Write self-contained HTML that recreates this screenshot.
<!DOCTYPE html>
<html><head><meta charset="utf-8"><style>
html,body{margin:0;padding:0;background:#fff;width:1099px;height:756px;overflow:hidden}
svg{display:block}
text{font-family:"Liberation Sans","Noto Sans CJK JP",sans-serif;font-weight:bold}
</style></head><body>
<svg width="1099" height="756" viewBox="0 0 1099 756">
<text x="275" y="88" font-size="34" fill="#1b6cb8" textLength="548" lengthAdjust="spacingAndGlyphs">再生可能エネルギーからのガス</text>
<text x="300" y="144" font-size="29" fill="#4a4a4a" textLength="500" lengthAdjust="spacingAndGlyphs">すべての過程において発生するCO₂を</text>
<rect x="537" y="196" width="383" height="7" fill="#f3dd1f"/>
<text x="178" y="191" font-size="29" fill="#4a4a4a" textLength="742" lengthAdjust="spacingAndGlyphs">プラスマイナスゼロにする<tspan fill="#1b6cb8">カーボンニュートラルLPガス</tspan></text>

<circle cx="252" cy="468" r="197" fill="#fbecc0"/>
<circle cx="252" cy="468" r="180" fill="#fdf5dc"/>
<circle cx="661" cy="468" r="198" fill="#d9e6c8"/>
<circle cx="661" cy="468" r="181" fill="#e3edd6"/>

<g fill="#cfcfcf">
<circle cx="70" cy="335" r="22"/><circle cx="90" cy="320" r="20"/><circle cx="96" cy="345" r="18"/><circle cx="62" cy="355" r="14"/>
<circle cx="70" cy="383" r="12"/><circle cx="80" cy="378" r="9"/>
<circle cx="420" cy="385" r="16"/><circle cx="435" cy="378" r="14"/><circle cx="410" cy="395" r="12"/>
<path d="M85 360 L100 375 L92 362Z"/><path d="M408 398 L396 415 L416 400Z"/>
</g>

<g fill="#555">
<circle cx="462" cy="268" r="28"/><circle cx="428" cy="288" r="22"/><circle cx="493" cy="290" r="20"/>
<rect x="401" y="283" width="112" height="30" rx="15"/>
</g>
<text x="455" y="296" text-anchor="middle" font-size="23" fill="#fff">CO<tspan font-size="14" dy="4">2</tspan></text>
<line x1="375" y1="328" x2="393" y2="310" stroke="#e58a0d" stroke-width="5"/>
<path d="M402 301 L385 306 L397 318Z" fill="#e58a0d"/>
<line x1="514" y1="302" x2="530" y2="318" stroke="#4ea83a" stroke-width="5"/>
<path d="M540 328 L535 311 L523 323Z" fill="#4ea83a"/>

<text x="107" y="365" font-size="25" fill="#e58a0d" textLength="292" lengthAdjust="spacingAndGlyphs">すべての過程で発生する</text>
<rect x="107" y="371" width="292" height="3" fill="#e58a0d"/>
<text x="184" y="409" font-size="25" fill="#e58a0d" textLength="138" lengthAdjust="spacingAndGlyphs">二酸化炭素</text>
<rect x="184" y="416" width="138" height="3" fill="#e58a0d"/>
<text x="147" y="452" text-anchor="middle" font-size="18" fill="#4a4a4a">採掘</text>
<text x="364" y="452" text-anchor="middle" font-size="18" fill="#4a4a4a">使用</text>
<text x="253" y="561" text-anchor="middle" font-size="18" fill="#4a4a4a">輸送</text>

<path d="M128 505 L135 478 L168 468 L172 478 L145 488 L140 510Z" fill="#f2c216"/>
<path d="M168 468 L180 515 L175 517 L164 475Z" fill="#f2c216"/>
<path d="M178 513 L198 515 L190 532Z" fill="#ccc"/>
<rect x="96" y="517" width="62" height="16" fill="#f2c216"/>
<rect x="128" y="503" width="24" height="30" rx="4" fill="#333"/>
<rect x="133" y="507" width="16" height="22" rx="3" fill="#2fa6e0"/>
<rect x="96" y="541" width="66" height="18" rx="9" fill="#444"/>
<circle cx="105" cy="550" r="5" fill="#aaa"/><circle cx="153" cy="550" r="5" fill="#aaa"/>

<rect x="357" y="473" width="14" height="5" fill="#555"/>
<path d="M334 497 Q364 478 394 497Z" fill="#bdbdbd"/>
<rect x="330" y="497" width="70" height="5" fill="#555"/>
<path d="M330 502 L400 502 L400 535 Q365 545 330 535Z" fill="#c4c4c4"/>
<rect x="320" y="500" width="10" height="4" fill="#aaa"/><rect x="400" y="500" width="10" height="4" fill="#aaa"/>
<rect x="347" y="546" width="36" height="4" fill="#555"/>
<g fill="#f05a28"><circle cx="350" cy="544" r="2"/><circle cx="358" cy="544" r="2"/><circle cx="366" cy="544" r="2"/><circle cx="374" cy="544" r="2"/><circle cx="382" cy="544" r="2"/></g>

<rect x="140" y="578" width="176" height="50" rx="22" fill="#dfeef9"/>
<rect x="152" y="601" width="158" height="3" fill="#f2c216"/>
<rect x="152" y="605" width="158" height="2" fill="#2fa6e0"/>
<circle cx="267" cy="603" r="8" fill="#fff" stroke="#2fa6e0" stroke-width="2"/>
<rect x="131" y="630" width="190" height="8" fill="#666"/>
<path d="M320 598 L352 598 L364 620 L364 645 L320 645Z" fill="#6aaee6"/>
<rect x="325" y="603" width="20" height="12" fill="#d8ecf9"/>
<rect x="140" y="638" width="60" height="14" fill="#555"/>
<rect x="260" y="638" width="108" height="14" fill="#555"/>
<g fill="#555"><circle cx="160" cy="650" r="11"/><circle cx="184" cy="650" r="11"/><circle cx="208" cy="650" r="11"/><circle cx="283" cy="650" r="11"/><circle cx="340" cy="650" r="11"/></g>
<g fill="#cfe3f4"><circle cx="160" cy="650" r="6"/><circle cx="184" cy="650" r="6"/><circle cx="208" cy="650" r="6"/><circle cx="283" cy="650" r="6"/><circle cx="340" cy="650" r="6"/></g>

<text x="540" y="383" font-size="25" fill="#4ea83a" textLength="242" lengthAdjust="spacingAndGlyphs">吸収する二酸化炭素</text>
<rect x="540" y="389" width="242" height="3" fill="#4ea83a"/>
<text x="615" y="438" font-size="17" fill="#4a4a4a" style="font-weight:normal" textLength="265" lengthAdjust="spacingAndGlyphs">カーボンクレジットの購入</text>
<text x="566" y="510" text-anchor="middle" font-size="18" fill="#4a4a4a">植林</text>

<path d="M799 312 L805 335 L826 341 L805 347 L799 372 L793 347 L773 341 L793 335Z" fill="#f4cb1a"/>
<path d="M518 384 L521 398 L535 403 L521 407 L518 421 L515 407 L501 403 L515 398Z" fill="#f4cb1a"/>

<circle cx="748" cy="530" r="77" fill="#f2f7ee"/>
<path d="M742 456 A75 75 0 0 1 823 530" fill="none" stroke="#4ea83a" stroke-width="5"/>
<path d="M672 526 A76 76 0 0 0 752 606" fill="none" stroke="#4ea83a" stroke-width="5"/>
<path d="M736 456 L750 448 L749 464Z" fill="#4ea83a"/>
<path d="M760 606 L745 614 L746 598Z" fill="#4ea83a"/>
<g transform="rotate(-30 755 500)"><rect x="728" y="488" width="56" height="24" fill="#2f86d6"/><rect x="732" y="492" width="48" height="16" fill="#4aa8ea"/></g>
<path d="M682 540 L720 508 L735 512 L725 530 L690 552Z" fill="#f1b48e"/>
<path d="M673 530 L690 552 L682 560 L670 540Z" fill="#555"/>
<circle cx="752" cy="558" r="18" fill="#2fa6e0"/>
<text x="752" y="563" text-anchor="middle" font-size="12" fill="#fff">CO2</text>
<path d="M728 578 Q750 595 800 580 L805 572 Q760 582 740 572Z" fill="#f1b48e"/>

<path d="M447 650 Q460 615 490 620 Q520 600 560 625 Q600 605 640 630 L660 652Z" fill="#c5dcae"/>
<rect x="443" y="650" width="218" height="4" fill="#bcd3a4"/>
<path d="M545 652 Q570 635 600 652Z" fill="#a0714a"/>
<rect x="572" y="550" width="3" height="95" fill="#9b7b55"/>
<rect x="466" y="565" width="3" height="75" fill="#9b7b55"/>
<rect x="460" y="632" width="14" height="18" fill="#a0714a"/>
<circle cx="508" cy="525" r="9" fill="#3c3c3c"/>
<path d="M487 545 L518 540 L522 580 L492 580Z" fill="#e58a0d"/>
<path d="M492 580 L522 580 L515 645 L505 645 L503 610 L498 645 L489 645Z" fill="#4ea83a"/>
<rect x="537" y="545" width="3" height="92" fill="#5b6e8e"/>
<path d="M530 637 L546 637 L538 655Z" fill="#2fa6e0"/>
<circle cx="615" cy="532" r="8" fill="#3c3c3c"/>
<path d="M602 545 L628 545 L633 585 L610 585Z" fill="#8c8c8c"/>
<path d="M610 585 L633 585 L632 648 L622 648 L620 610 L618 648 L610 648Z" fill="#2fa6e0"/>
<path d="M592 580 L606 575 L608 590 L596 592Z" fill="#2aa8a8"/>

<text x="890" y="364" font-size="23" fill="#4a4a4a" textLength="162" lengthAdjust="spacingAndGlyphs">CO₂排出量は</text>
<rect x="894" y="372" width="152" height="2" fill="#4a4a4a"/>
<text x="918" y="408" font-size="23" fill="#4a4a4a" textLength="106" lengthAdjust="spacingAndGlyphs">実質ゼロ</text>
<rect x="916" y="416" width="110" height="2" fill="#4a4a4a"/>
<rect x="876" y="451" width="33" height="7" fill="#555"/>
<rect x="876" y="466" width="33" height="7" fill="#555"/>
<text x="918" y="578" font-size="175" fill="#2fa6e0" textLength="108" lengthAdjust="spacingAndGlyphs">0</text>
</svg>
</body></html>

+++

Stated goal |
Copy out only the lines running from the beginning of the data to the line with "328 L535 311", both ends included.

Finished answer |
Write self-contained HTML that recreates this screenshot.
<!DOCTYPE html>
<html><head><meta charset="utf-8"><style>
html,body{margin:0;padding:0;background:#fff;width:1099px;height:756px;overflow:hidden}
svg{display:block}
text{font-family:"Liberation Sans","Noto Sans CJK JP",sans-serif;font-weight:bold}
</style></head><body>
<svg width="1099" height="756" viewBox="0 0 1099 756">
<text x="275" y="88" font-size="34" fill="#1b6cb8" textLength="548" lengthAdjust="spacingAndGlyphs">再生可能エネルギーからのガス</text>
<text x="300" y="144" font-size="29" fill="#4a4a4a" textLength="500" lengthAdjust="spacingAndGlyphs">すべての過程において発生するCO₂を</text>
<rect x="537" y="196" width="383" height="7" fill="#f3dd1f"/>
<text x="178" y="191" font-size="29" fill="#4a4a4a" textLength="742" lengthAdjust="spacingAndGlyphs">プラスマイナスゼロにする<tspan fill="#1b6cb8">カーボンニュートラルLPガス</tspan></text>

<circle cx="252" cy="468" r="197" fill="#fbecc0"/>
<circle cx="252" cy="468" r="180" fill="#fdf5dc"/>
<circle cx="661" cy="468" r="198" fill="#d9e6c8"/>
<circle cx="661" cy="468" r="181" fill="#e3edd6"/>

<g fill="#cfcfcf">
<circle cx="70" cy="335" r="22"/><circle cx="90" cy="320" r="20"/><circle cx="96" cy="345" r="18"/><circle cx="62" cy="355" r="14"/>
<circle cx="70" cy="383" r="12"/><circle cx="80" cy="378" r="9"/>
<circle cx="420" cy="385" r="16"/><circle cx="435" cy="378" r="14"/><circle cx="410" cy="395" r="12"/>
<path d="M85 360 L100 375 L92 362Z"/><path d="M408 398 L396 415 L416 400Z"/>
</g>

<g fill="#555">
<circle cx="462" cy="268" r="28"/><circle cx="428" cy="288" r="22"/><circle cx="493" cy="290" r="20"/>
<rect x="401" y="283" width="112" height="30" rx="15"/>
</g>
<text x="455" y="296" text-anchor="middle" font-size="23" fill="#fff">CO<tspan font-size="14" dy="4">2</tspan></text>
<line x1="375" y1="328" x2="393" y2="310" stroke="#e58a0d" stroke-width="5"/>
<path d="M402 301 L385 306 L397 318Z" fill="#e58a0d"/>
<line x1="514" y1="302" x2="530" y2="318" stroke="#4ea83a" stroke-width="5"/>
<path d="M540 328 L535 311 L523 323Z" fill="#4ea83a"/>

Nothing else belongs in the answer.